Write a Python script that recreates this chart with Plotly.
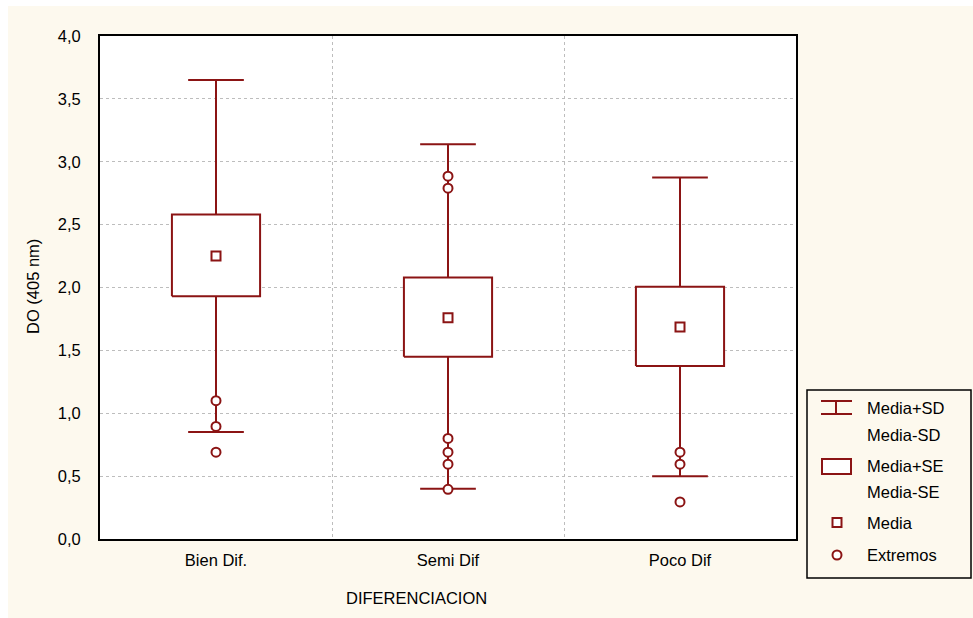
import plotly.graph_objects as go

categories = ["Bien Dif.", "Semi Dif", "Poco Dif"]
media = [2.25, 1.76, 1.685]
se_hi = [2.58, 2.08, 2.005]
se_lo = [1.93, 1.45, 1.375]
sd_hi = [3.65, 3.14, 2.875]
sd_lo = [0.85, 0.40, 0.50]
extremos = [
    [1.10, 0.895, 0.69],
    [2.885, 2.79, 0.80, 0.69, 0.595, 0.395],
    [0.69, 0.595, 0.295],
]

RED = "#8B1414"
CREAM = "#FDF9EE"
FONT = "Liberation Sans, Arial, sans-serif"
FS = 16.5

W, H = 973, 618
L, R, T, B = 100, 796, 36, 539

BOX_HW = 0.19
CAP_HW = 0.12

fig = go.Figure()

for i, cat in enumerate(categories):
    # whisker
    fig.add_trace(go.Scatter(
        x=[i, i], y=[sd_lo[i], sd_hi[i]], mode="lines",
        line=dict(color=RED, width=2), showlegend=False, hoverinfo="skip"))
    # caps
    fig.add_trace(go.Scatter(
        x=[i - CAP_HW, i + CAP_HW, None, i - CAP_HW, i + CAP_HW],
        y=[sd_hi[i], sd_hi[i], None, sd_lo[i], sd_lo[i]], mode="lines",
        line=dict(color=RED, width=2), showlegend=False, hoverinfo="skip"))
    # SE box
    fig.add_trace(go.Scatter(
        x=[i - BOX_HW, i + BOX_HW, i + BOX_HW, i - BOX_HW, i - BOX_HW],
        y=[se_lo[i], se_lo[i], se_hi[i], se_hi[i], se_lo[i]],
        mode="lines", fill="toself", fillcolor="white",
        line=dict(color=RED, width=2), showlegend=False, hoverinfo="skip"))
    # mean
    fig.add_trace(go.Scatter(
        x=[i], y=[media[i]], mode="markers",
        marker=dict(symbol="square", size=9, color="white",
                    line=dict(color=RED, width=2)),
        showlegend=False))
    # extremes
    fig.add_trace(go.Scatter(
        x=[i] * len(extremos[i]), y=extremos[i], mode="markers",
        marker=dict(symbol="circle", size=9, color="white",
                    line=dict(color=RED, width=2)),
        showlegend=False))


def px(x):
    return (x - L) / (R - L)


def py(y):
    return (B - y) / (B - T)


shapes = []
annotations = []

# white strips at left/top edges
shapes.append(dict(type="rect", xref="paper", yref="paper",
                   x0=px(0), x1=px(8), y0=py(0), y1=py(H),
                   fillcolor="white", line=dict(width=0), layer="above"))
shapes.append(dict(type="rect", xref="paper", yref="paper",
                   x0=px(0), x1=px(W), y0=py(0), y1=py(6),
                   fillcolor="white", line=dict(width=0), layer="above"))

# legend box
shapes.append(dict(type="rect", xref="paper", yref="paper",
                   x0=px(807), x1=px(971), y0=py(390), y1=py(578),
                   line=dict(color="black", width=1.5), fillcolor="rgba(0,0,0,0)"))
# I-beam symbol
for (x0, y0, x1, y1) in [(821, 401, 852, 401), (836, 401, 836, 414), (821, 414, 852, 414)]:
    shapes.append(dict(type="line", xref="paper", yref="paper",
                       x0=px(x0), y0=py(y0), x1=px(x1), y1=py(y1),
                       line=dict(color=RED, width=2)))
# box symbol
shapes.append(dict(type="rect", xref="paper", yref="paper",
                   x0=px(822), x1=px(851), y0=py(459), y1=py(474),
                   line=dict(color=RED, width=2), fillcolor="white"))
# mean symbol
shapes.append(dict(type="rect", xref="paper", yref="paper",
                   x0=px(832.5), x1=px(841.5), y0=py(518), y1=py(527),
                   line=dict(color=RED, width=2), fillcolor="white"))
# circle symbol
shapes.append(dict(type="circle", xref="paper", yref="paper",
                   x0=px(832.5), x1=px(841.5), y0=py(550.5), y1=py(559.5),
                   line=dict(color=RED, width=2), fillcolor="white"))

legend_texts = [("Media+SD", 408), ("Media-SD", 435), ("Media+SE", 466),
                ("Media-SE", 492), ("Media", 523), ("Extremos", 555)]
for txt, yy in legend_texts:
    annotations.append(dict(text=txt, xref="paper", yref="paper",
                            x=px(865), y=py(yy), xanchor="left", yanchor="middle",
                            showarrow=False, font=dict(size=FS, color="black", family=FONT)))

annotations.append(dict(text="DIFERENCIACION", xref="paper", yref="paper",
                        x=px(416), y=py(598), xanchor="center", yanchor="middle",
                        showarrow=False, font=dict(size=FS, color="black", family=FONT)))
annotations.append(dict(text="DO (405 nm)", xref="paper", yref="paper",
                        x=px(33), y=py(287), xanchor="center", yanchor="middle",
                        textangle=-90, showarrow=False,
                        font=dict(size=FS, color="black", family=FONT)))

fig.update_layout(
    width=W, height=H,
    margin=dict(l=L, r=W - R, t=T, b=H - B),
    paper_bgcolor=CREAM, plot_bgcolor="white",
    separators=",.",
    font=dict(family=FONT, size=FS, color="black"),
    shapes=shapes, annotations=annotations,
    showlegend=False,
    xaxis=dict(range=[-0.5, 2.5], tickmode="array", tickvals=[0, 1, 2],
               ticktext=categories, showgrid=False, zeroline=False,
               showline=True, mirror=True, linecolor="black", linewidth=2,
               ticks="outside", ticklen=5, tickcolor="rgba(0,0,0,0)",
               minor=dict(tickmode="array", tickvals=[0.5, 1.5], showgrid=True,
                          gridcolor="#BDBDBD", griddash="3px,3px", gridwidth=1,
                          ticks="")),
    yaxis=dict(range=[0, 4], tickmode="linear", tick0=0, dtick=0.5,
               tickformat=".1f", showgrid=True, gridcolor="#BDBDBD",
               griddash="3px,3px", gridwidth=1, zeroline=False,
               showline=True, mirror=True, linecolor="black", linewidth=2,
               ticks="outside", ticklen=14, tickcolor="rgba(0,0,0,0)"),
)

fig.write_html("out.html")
————————
STATED EXERCISE: Repeat verbatim all the material, but not the pictures.

RESPONSE FOR THIS EXERCISE:
Write a Python script that recreates this chart with Plotly.
import plotly.graph_objects as go

categories = ["Bien Dif.", "Semi Dif", "Poco Dif"]
media = [2.25, 1.76, 1.685]
se_hi = [2.58, 2.08, 2.005]
se_lo = [1.93, 1.45, 1.375]
sd_hi = [3.65, 3.14, 2.875]
sd_lo = [0.85, 0.40, 0.50]
extremos = [
    [1.10, 0.895, 0.69],
    [2.885, 2.79, 0.80, 0.69, 0.595, 0.395],
    [0.69, 0.595, 0.295],
]

RED = "#8B1414"
CREAM = "#FDF9EE"
FONT = "Liberation Sans, Arial, sans-serif"
FS = 16.5

W, H = 973, 618
L, R, T, B = 100, 796, 36, 539

BOX_HW = 0.19
CAP_HW = 0.12

fig = go.Figure()

for i, cat in enumerate(categories):
    # whisker
    fig.add_trace(go.Scatter(
        x=[i, i], y=[sd_lo[i], sd_hi[i]], mode="lines",
        line=dict(color=RED, width=2), showlegend=False, hoverinfo="skip"))
    # caps
    fig.add_trace(go.Scatter(
        x=[i - CAP_HW, i + CAP_HW, None, i - CAP_HW, i + CAP_HW],
        y=[sd_hi[i], sd_hi[i], None, sd_lo[i], sd_lo[i]], mode="lines",
        line=dict(color=RED, width=2), showlegend=False, hoverinfo="skip"))
    # SE box
    fig.add_trace(go.Scatter(
        x=[i - BOX_HW, i + BOX_HW, i + BOX_HW, i - BOX_HW, i - BOX_HW],
        y=[se_lo[i], se_lo[i], se_hi[i], se_hi[i], se_lo[i]],
        mode="lines", fill="toself", fillcolor="white",
        line=dict(color=RED, width=2), showlegend=False, hoverinfo="skip"))
    # mean
    fig.add_trace(go.Scatter(
        x=[i], y=[media[i]], mode="markers",
        marker=dict(symbol="square", size=9, color="white",
                    line=dict(color=RED, width=2)),
        showlegend=False))
    # extremes
    fig.add_trace(go.Scatter(
        x=[i] * len(extremos[i]), y=extremos[i], mode="markers",
        marker=dict(symbol="circle", size=9, color="white",
                    line=dict(color=RED, width=2)),
        showlegend=False))


def px(x):
    return (x - L) / (R - L)


def py(y):
    return (B - y) / (B - T)


shapes = []
annotations = []

# white strips at left/top edges
shapes.append(dict(type="rect", xref="paper", yref="paper",
                   x0=px(0), x1=px(8), y0=py(0), y1=py(H),
                   fillcolor="white", line=dict(width=0), layer="above"))
shapes.append(dict(type="rect", xref="paper", yref="paper",
                   x0=px(0), x1=px(W), y0=py(0), y1=py(6),
                   fillcolor="white", line=dict(width=0), layer="above"))

# legend box
shapes.append(dict(type="rect", xref="paper", yref="paper",
                   x0=px(807), x1=px(971), y0=py(390), y1=py(578),
                   line=dict(color="black", width=1.5), fillcolor="rgba(0,0,0,0)"))
# I-beam symbol
for (x0, y0, x1, y1) in [(821, 401, 852, 401), (836, 401, 836, 414), (821, 414, 852, 414)]:
    shapes.append(dict(type="line", xref="paper", yref="paper",
                       x0=px(x0), y0=py(y0), x1=px(x1), y1=py(y1),
                       line=dict(color=RED, width=2)))
# box symbol
shapes.append(dict(type="rect", xref="paper", yref="paper",
                   x0=px(822), x1=px(851), y0=py(459), y1=py(474),
                   line=dict(color=RED, width=2), fillcolor="white"))
# mean symbol
shapes.append(dict(type="rect", xref="paper", yref="paper",
                   x0=px(832.5), x1=px(841.5), y0=py(518), y1=py(527),
                   line=dict(color=RED, width=2), fillcolor="white"))
# circle symbol
shapes.append(dict(type="circle", xref="paper", yref="paper",
                   x0=px(832.5), x1=px(841.5), y0=py(550.5), y1=py(559.5),
                   line=dict(color=RED, width=2), fillcolor="white"))

legend_texts = [("Media+SD", 408), ("Media-SD", 435), ("Media+SE", 466),
                ("Media-SE", 492), ("Media", 523), ("Extremos", 555)]
for txt, yy in legend_texts:
    annotations.append(dict(text=txt, xref="paper", yref="paper",
                            x=px(865), y=py(yy), xanchor="left", yanchor="middle",
                            showarrow=False, font=dict(size=FS, color="black", family=FONT)))

annotations.append(dict(text="DIFERENCIACION", xref="paper", yref="paper",
                        x=px(416), y=py(598), xanchor="center", yanchor="middle",
                        showarrow=False, font=dict(size=FS, color="black", family=FONT)))
annotations.append(dict(text="DO (405 nm)", xref="paper", yref="paper",
                        x=px(33), y=py(287), xanchor="center", yanchor="middle",
                        textangle=-90, showarrow=False,
                        font=dict(size=FS, color="black", family=FONT)))

fig.update_layout(
    width=W, height=H,
    margin=dict(l=L, r=W - R, t=T, b=H - B),
    paper_bgcolor=CREAM, plot_bgcolor="white",
    separators=",.",
    font=dict(family=FONT, size=FS, color="black"),
    shapes=shapes, annotations=annotations,
    showlegend=False,
    xaxis=dict(range=[-0.5, 2.5], tickmode="array", tickvals=[0, 1, 2],
               ticktext=categories, showgrid=False, zeroline=False,
               showline=True, mirror=True, linecolor="black", linewidth=2,
               ticks="outside", ticklen=5, tickcolor="rgba(0,0,0,0)",
               minor=dict(tickmode="array", tickvals=[0.5, 1.5], showgrid=True,
                          gridcolor="#BDBDBD", griddash="3px,3px", gridwidth=1,
                          ticks="")),
    yaxis=dict(range=[0, 4], tickmode="linear", tick0=0, dtick=0.5,
               tickformat=".1f", showgrid=True, gridcolor="#BDBDBD",
               griddash="3px,3px", gridwidth=1, zeroline=False,
               showline=True, mirror=True, linecolor="black", linewidth=2,
               ticks="outside", ticklen=14, tickcolor="rgba(0,0,0,0)"),
)

fig.write_html("out.html")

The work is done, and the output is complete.